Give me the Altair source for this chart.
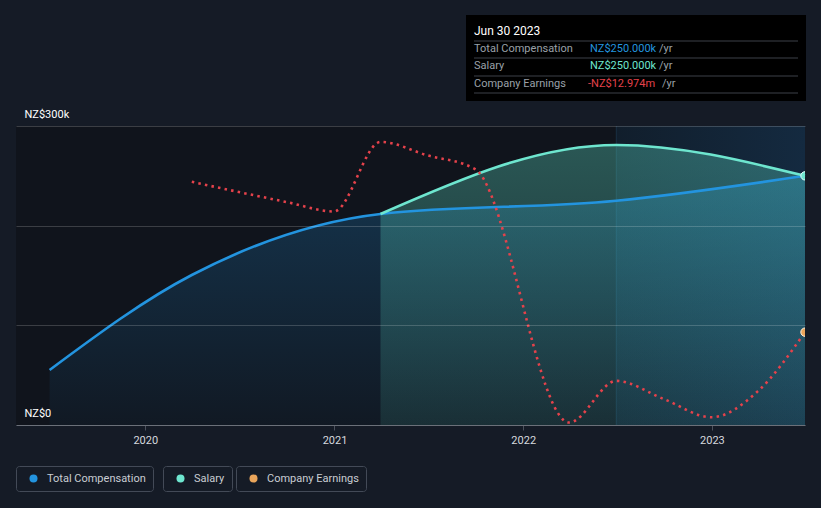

--

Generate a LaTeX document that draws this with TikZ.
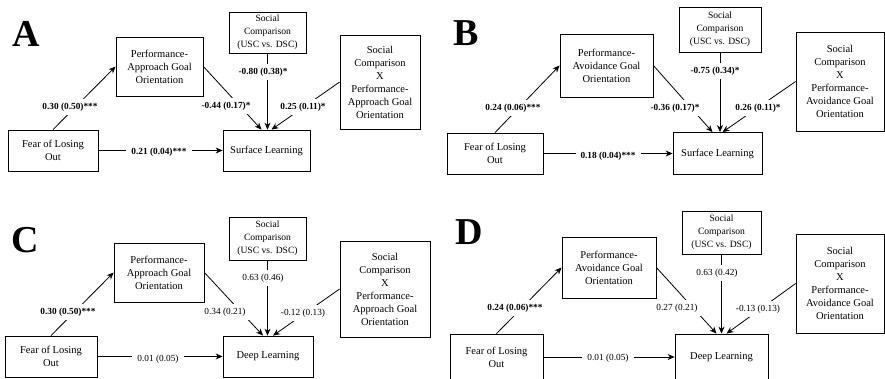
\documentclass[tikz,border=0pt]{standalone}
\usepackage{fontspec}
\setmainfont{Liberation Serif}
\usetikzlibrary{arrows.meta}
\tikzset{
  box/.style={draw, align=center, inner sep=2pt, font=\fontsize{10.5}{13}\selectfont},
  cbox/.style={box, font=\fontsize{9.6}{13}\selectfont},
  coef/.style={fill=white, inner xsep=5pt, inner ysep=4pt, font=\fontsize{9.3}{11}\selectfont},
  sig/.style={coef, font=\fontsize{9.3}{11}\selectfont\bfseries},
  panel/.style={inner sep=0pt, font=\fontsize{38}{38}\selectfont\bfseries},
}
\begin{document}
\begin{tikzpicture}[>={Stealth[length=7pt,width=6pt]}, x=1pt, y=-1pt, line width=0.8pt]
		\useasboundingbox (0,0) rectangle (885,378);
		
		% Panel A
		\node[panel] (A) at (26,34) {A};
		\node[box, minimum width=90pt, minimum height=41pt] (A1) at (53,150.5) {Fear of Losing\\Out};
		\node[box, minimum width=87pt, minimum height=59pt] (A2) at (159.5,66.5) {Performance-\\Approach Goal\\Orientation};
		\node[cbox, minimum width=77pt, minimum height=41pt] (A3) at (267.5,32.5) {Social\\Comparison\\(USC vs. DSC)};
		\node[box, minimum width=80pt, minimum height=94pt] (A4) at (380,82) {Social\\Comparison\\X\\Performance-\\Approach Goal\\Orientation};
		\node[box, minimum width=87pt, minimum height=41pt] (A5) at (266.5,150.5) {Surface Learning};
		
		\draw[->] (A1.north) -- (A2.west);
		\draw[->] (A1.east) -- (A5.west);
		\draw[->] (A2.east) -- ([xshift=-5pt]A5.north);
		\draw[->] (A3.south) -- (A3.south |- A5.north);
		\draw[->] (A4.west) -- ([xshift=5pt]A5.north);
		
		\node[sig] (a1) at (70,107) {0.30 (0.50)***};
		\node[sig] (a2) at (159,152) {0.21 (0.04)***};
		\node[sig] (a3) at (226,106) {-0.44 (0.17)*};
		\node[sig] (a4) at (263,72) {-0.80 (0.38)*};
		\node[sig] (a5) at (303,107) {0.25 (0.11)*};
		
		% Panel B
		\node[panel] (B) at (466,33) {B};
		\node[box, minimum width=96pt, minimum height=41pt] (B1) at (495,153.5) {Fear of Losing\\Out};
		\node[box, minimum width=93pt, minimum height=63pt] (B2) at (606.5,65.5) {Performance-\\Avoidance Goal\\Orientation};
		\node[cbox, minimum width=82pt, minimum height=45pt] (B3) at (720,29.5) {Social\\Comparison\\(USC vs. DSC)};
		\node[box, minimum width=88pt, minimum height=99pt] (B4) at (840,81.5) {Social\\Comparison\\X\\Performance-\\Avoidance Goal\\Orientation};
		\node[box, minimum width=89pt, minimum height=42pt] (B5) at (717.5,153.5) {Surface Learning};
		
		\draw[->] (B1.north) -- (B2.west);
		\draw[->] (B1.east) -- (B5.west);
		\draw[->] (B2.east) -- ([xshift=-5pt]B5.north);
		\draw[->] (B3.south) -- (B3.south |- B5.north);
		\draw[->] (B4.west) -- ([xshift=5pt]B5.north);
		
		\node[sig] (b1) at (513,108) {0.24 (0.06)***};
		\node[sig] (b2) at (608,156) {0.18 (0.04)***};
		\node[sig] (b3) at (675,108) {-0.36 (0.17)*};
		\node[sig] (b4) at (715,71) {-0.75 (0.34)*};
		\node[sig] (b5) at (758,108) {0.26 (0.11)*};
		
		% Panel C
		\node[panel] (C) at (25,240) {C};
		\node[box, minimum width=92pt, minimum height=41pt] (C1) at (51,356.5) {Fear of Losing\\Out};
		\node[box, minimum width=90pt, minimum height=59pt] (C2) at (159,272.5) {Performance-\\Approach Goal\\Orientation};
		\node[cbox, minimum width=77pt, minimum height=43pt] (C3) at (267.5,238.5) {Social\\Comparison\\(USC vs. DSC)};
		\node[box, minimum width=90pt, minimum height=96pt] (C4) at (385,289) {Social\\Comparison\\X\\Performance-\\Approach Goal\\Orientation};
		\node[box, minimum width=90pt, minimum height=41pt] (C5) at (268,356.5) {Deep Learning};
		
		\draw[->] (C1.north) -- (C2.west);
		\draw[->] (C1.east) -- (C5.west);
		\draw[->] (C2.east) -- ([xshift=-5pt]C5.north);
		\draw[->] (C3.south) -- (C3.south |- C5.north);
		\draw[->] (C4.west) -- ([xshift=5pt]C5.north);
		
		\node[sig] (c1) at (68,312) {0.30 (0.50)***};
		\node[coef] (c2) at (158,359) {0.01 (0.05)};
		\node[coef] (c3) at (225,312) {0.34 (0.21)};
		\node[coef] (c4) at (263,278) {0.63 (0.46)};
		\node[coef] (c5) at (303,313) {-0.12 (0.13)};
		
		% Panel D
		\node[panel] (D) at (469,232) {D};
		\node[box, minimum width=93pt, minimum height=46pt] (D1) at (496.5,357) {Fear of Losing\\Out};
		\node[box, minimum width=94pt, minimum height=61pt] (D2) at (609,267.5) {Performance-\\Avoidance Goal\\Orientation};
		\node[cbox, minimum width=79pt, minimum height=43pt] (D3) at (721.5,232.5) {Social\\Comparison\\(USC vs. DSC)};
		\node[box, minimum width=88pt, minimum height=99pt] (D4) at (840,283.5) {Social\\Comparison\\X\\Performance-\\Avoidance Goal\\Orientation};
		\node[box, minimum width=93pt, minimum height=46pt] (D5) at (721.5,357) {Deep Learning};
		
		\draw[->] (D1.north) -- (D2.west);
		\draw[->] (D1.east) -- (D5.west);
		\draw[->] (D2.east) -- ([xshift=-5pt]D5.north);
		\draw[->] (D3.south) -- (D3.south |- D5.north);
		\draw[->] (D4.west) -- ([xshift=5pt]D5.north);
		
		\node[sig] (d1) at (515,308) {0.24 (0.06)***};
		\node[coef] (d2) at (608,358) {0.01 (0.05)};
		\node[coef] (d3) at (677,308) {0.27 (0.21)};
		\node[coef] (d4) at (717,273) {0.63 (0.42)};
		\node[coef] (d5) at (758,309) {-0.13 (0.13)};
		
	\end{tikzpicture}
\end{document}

* _WRITTEN REQUEST_: Do not copy any pictures. Retype exactly the stretch from the line with "Generate a LaTeX" through the line with "(0,0) rectangle (885,378);".

* _REPLY TO THE TASK_:
Generate a LaTeX document that draws this with TikZ.
\documentclass[tikz,border=0pt]{standalone}
\usepackage{fontspec}
\setmainfont{Liberation Serif}
\usetikzlibrary{arrows.meta}
\tikzset{
  box/.style={draw, align=center, inner sep=2pt, font=\fontsize{10.5}{13}\selectfont},
  cbox/.style={box, font=\fontsize{9.6}{13}\selectfont},
  coef/.style={fill=white, inner xsep=5pt, inner ysep=4pt, font=\fontsize{9.3}{11}\selectfont},
  sig/.style={coef, font=\fontsize{9.3}{11}\selectfont\bfseries},
  panel/.style={inner sep=0pt, font=\fontsize{38}{38}\selectfont\bfseries},
}
\begin{document}
\begin{tikzpicture}[>={Stealth[length=7pt,width=6pt]}, x=1pt, y=-1pt, line width=0.8pt]
		\useasboundingbox (0,0) rectangle (885,378);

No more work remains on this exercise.